Lack of triple science and D&T GCSE could be holding pupils back from a career in engineering.
23 February 2022
The decline in the number of pupils studying design and technology (D&T) could be preventing children from poorer backgrounds becoming engineers, a new report suggests.
A study from the Sutton Trust and the Bridge Group published on Wednesday found that poorer pupils are less likely to access some of the subjects needed to study engineering at university, which could be narrowing the range of backgrounds represented in the field.
The report says that D&T is a “potential pathway” into engineering but that, between 2010 and 2017, the number of pupils opting to study the subject fell by 42%, with this leading to a “perceived decline in standards in the subject which, in turn, has led to a drop in its perceived value as a qualification for further study and employment”.
The paper says this has made the subject a lower priority for funding, and that as with GCSE triple sciences, the decline of D&T is “more severe” in poorer areas.
It says that the fact engineering is ranked 13th out of 31 overall in how pupils from poorer backgrounds are represented within university courses is partly driven by poorer pupils’ “limited access” to triple science GCSEs, which are often needed for competitive university places.
“This is compounded by the decline of Design and Technology (also more acute among schools in areas of socio-economic disadvantage) – a subject that is considered key to developing young people’s skills and interests in this area,” it says.
It finds that subject choice and attainment gaps between poorer pupils and their peers “persist at A level”, where the availability of subjects such as Physics, D&T and Further Mathematics “is far greater among independent schools and state schools in more affluent areas”.
The report finds that, in engineering, almost three quarters (71%) of people in their 30s from wealthier backgrounds are in managerial roles as opposed to just 39% of those from poorer backgrounds.

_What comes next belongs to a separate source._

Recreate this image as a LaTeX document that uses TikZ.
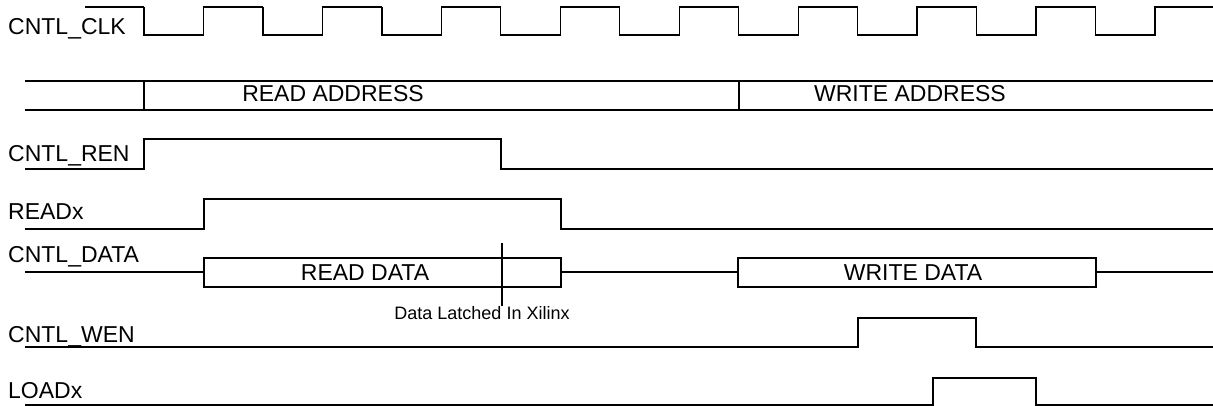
\documentclass[tikz,border=0pt]{standalone}
\usepackage{fontspec}
\setmainfont{Liberation Sans}
\begin{document}
\begin{tikzpicture}[
    x=1pt, y=-1pt,
    wave/.style={line width=1.3pt, line join=miter},
    siglabel/.style={anchor=base west, inner sep=0pt, font=\fontsize{23}{23}\selectfont},
    buslabel/.style={anchor=base, inner sep=0pt, font=\fontsize{23}{23}\selectfont},
    note/.style={anchor=base, inner sep=0pt, font=\fontsize{18}{18}\selectfont},
    ]
    \useasboundingbox (0,0) rectangle (1213,406);
    \def\hp{59.47}

    % Row 1: clock
    \node[siglabel] (clk) at (8,35) {CNTL\_CLK};
    \draw[wave] (85,7) -- (144,7);
    \foreach \k in {0,...,8}
      \draw[wave] ({144+2*\k*\hp},7) |- ({144+(2*\k+1)*\hp},35) |- ({144+(2*\k+2)*\hp},7);

    % Row 2: address bus
    \draw[wave] (25,81) -- (1213,81);
    \draw[wave] (25,110) -- (1213,110);
    \draw[wave] (144,81) -- (144,110);
    \draw[wave] (739,81) -- (739,110);
    \node[buslabel] (raddr) at (333,102) {READ ADDRESS};
    \node[buslabel] (waddr) at (910,102) {WRITE ADDRESS};

    % Row 3: read enable
    \node[siglabel] (ren) at (8,162) {CNTL\_REN};
    \draw[wave] (25,169) -| (144,139) -| (501,169) -- (1213,169);

    % Row 4: READx
    \node[siglabel] (readx) at (8,220) {READx};
    \draw[wave] (25,229) -| (204,199) -| (561,229) -- (1213,229);

    % Row 5: data bus
    \node[siglabel] (data) at (8,262) {CNTL\_DATA};
    \draw[wave] (25,272) -- (204,272);
    \draw[wave] (204,258) rectangle (561,287);
    \draw[wave] (561,272) -- (738,272);
    \draw[wave] (738,258) rectangle (1096,287);
    \draw[wave] (1096,272) -- (1213,272);
    \node[buslabel] (rdata) at (365,280) {READ DATA};
    \node[buslabel] (wdata) at (913,280) {WRITE DATA};
    \node[note] (latch) at (482,319) {Data Latched In Xilinx};
    \draw[line width=1.3pt] (502,243) -- (latch.north -| 502,0);

    % Row 6: write enable
    \node[siglabel] (wen) at (8,342) {CNTL\_WEN};
    \draw[wave] (25,347) -| (858,318) -| (976,347) -- (1213,347);

    % Row 7: LOADx
    \node[siglabel] (loadx) at (8,398) {LOADx};
    \draw[wave] (25,405) -| (933,378) -| (1036,405) -- (1213,405);
  \end{tikzpicture}
\end{document}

And it says that “the split between students taking ‘vocational’ and ‘academic’ routes (into engineering) has resulted in a two-tier system that closely aligns with socio-economic divisions”.
However the report notes that engineering is more socially diverse than other professions, with 2017 Labour Force Survey data revealing that 21% of engineers were from poorer backgrounds compared with 6% of doctors and 12% of journalists.
The paper suggests engineering has less of a “class pay gap” between poorer and wealthier entrants because the skills measured in engineering are less subjective, so softer skills such as “polish”, which are more strongly correlated with social background, count for less.
It adds that, historically, engineering may also have been viewed as less “gentlemanly”, leading to a more diverse pool of applicants.
James Turner, chief executive of the Sutton Trust, said: “Engineering offers fantastic career prospects so it is great to see that the sector is performing better than most when it comes to socioeconomic diversity.
“Opportunities in engineering are spread throughout the country, giving good employment prospects to young people from different regions and making an important contribution to levelling up.
“However, today’s report also highlights that there is more work to be done, particularly in supporting progression to senior roles.
“It is vital that the engineering sector continues its diversity and inclusion work to make sure it is accessing the very best talent from all sections of society.”
The report recommends that employers collect and analyse data on socioeconomic background, gender and ethnicity to improve access to the field, and that firms should explore ways to widen work experience opportunities for young people from poorer backgrounds.
It adds that firms need to introduce “clear pathways” to support progression for those from poorer backgrounds.
Nik Miller, chief executive of the Bridge Group, said: “While engineering compares favourably against most other professional sectors in relation to socio-economic diversity and inclusion, there are still inequalities in access, progression and pay – and important relationships between this characteristic and others, including gender and ethnicity.
“Bringing together the range of research in this area, we hope this report will inspire action at a time when the imperative for social equality is clear – and the role of our engineering sector more vital than ever.”
Geoff Barton, general secretary of the Association of School and College Leaders, said D&T is an “excellent subject which opens doors for young people from all backgrounds in a number of engineering careers as well as other high skills jobs”.
He added: “Sadly, the Government downgraded the importance of this subject by excluding it from the so-called English Baccalaureate suite of traditional academic GCSE subjects it wants young people to study.”
Mr Barton said EBacc subjects are “embedded in the performance tables on which schools are judged” while “in a double-whammy, schools have also had to cut their budgets over the past decade because of Government underfunding”.
He said while schools try to offer the subject, “these twin pressures have inevitably driven it to the fringes of the curriculum, along with creative subjects”.
“This makes no sense at all for a Government which wants to introduce a skills revolution in education,” he said.